Gdy za wschodnią granicą trwają działania wojenne, a Europa z niepokojem śledzi doniesienia o kolejnych incydentach militarnych, pytanie o gotowość polskich miast na konflikt zbrojny staje się coraz bardziej palące. Bank Gospodarstwa Krajowego przygotował raport, który rzuca światło na to, jak naprawdę wygląda odporność samorządów w sytuacjach kryzysowych. Wyniki mogą zaskoczyć wielu mieszkańców.
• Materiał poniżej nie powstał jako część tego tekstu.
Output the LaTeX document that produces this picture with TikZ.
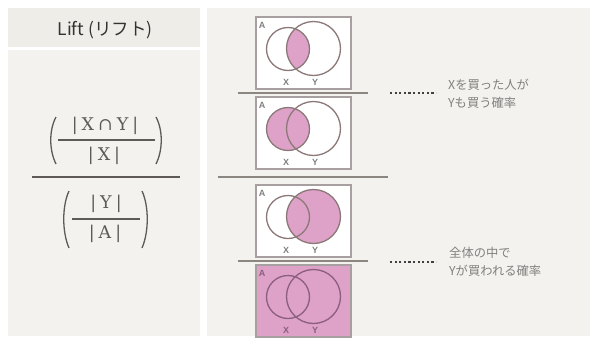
\documentclass[tikz,border=0pt]{standalone}
\usepackage{fontspec}
\setmainfont{DejaVu Serif}
\newfontfamily\jpfont{Noto Sans CJK JP}
\newfontfamily\lsans{Liberation Sans}
\definecolor{panelbg}{HTML}{F3F2EE}
\definecolor{headbg}{HTML}{EEEDE8}
\definecolor{boxline}{HTML}{A8A0A0}
\definecolor{circline}{HTML}{8C7878}
\definecolor{circdark}{HTML}{8A5E7C}
\definecolor{vpink}{HTML}{DEA2C8}
\definecolor{fracline}{HTML}{8C8680}
\definecolor{formtext}{HTML}{5E5A58}
\definecolor{jptext}{HTML}{808080}
\newcommand\fsp{\hspace{4pt}}
\tikzset{
  vbox/.style={draw=boxline, line width=1.4pt, minimum width=95pt, minimum height=72pt, inner sep=0pt, outer sep=0pt},
  circ/.style={draw=circline, line width=1.3pt},
  vlab/.style={font=\lsans\bfseries\fontsize{9}{10}\selectfont, text=jptext, inner sep=0pt},
  fracrule/.style={draw=fracline, line width=1.6pt},
  dotline/.style={draw=black!75, line width=2.2pt, dash pattern=on 2.2pt off 2.4pt},
  note/.style={font=\jpfont\fontsize{12.3}{18}\selectfont, text=jptext, align=left, anchor=west, inner sep=0pt},
  ftext/.style={font=\fontsize{17.5}{18}\selectfont, text=formtext, inner sep=0pt},
  paren/.style={draw=formtext, line width=1.3pt},
}
\begin{document}
\begin{tikzpicture}[x=1pt,y=-1pt]
\useasboundingbox (0,0) rectangle (590,338);
\fill[white] (0,0) rectangle (590,338);
% panels
\fill[headbg] (8,8) rectangle (200,47);
\fill[panelbg] (8,50) rectangle (200,336);
\fill[panelbg] (207,8) rectangle (590,336);
\node[font=\jpfont\fontsize{17.5}{18}\selectfont, text=black!80] (head) at (105,30) {Lift (リフト)};
% formula
\node[ftext] (xny) at (105,126) {|\fsp X\fsp∩\fsp Y\fsp|};
\node[ftext] (xx) at (104,156) {|\fsp X\fsp|};
\node[ftext] (yy) at (106,204) {|\fsp Y\fsp|};
\node[ftext] (aa) at (105,234) {|\fsp A\fsp|};
\coordinate (f1l) at (58,140); \coordinate (f1r) at (155,140);
\coordinate (f2l) at (72,219); \coordinate (f2r) at (140,219);
\coordinate (fml) at (32,177); \coordinate (fmr) at (180,177);
\draw[paren] (f1l) -- (f1r);
\draw[paren] (f2l) -- (f2r);
\draw[paren, line width=1.5pt] (fml) -- (fmr);
\draw[paren] (56,117) .. controls (49,130) and (49,150) .. (56,164);
\draw[paren] (156,117) .. controls (163,130) and (163,150) .. (156,164);
\draw[paren] (69,191) .. controls (62,206) and (62,232) .. (69,248);
\draw[paren] (142,191) .. controls (149,206) and (149,232) .. (142,248);
% Venn box 1: intersection
\begin{scope}[shift={(256,17)}]
  \node[vbox, fill=white] (b1) at (47.5,36) {};
  \begin{scope}
    \clip (32,32) circle (21.5pt);
    \fill[vpink] (57.5,31.5) circle (27pt);
  \end{scope}
  \draw[circ] (32,32) circle (21.5pt);
  \draw[circ] (57.5,31.5) circle (27pt);
  \node[vlab] (b1a) at (6,8) {A};
  \node[vlab] (b1x) at (30,65) {X};
  \node[vlab] (b1y) at (59,65) {Y};
\end{scope}
% Venn box 2: X
\begin{scope}[shift={(256,97)}]
  \node[vbox, fill=white] (b2) at (47.5,36) {};
  \fill[vpink] (32,32) circle (21.5pt);
  \draw[circ] (32,32) circle (21.5pt);
  \draw[circ] (57.5,31.5) circle (27pt);
  \node[vlab] (b2a) at (6,8) {A};
  \node[vlab] (b2x) at (30,65) {X};
  \node[vlab] (b2y) at (59,65) {Y};
\end{scope}
% Venn box 3: Y
\begin{scope}[shift={(256,185)}]
  \node[vbox, fill=white] (b3) at (47.5,36) {};
  \fill[vpink] (57.5,31.5) circle (27pt);
  \draw[circ] (32,32) circle (21.5pt);
  \draw[circ] (57.5,31.5) circle (27pt);
  \node[vlab] (b3a) at (6,8) {A};
  \node[vlab] (b3x) at (30,65) {X};
  \node[vlab] (b3y) at (59,65) {Y};
\end{scope}
% Venn box 4: A
\begin{scope}[shift={(256,265)}]
  \node[vbox, fill=vpink] (b4) at (47.5,36) {};
  \draw[circ, draw=circdark] (32,32) circle (21.5pt);
  \draw[circ, draw=circdark] (57.5,31.5) circle (27pt);
  \node[vlab, text=circdark] (b4a) at (6,8) {A};
  \node[vlab, text=circdark] (b4x) at (30,65) {X};
  \node[vlab, text=circdark] (b4y) at (59,65) {Y};
\end{scope}
% fraction rules
\coordinate (r1l) at (238,93); \coordinate (r1r) at (368,93);
\coordinate (rml) at (218,177); \coordinate (rmr) at (388,177);
\coordinate (r2l) at (238,261); \coordinate (r2r) at (368,261);
\draw[fracrule] (r1l) -- (r1r);
\draw[fracrule] (rml) -- (rmr);
\draw[fracrule] (r2l) -- (r2r);
% notes
\node[note] (n1) at (448,94) {Xを買った人が\\Yも買う確率};
\node[note] (n2) at (449,262) {全体の中で\\Yが買われる確率};
\coordinate (d1) at (390,93);
\coordinate (d2) at (390,262);
\draw[dotline] (d1) -- ([xshift=-12pt]n1.west |- d1);
\draw[dotline] (d2) -- ([xshift=-13pt]n2.west |- d2);
\end{tikzpicture}
\end{document}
Raport BGK pt. „Samorządy wobec współczesnych zagrożeń” jest pierwszą w Polsce próbą tak kompleksowej oceny przygotowania miast na ewentualność wojny. Dokument analizuje 66 miast na prawach powiatu, badając zarówno ich geograficzne położenie, jak i potencjał operacyjny: logistykę, zarządzanie kryzysowe, gotowość służb i dostępność infrastruktury obronnej.
Z danych wynika, że nie tylko lokalizacja przy granicy z Białorusią czy Ukrainą może stanowić czynnik ryzyka – równie ważne są kwestie organizacyjne i zdolność miasta do natychmiastowej reakcji.
Nie jest zaskoczeniem, że Warszawa znalazła się wśród miast najbardziej zagrożonych. Jako stolica i siedziba centralnych władz państwowych, byłaby niemal pewnym celem w razie agresji. Co jednak istotne, stolica mimo wysokiego ryzyka, posiada rozwiniętą sieć systemów zarządzania kryzysowego, co może stanowić jej istotną przewagę.
Wśród mniej oczywistych miast o wysokim zagrożeniu znalazły się również niektóre ośrodki położone w pobliżu infrastruktury krytycznej – np. węzłów energetycznych, dużych zakładów przemysłowych czy terminali transportowych. Eksperci BGK podkreślają, że strategiczne znaczenie takich lokalizacji może uczynić je celem ataku – również cybernetycznego.
Tymczasem pozytywnym zaskoczeniem może być odporność niektórych średnich miast w centrum Polski – o dobrze rozwiniętym zapleczu ratowniczym, sprawnej logistyce i świadomej polityce zarządzania ryzykiem.
Według raportu najlepiej przygotowane miasta to te, które inwestowały w systemy ostrzegania, przeprowadzały regularne ćwiczenia służb ratowniczych i współpracowały z wojskiem lub lokalnymi jednostkami Obrony Terytorialnej. Wyróżniają się m.in. ośrodki z województwa śląskiego, łódzkiego czy opolskiego – stosunkowo oddalone od granic i charakteryzujące się dobrą koordynacją samorządową.
Autorzy raportu podkreślają, że oprócz infrastruktury fizycznej i systemów kryzysowych, niezbędna jest także edukacja społeczna. „Wojna w XXI wieku to nie tylko czołgi i rakiety – to również dezinformacja, panika, cyberataki. Tylko świadome społeczeństwo może zachować zimną krew” – czytamy w podsumowaniu raportu.
BGK zapowiedział, że raport to początek większego projektu wspierania odporności lokalnych społeczności. W planach są także szkolenia dla samorządów, mapy zagrożeń regionalnych oraz wsparcie inwestycji w infrastrukturę bezpieczeństwa.
Raport to nie wyrok – to ostrzeżenie. Daje jednak każdemu mieszkańcowi szansę na zadanie sobie ważnego pytania: czy moje miasto jest gotowe? I co jeszcze możemy zrobić, zanim będzie za późno?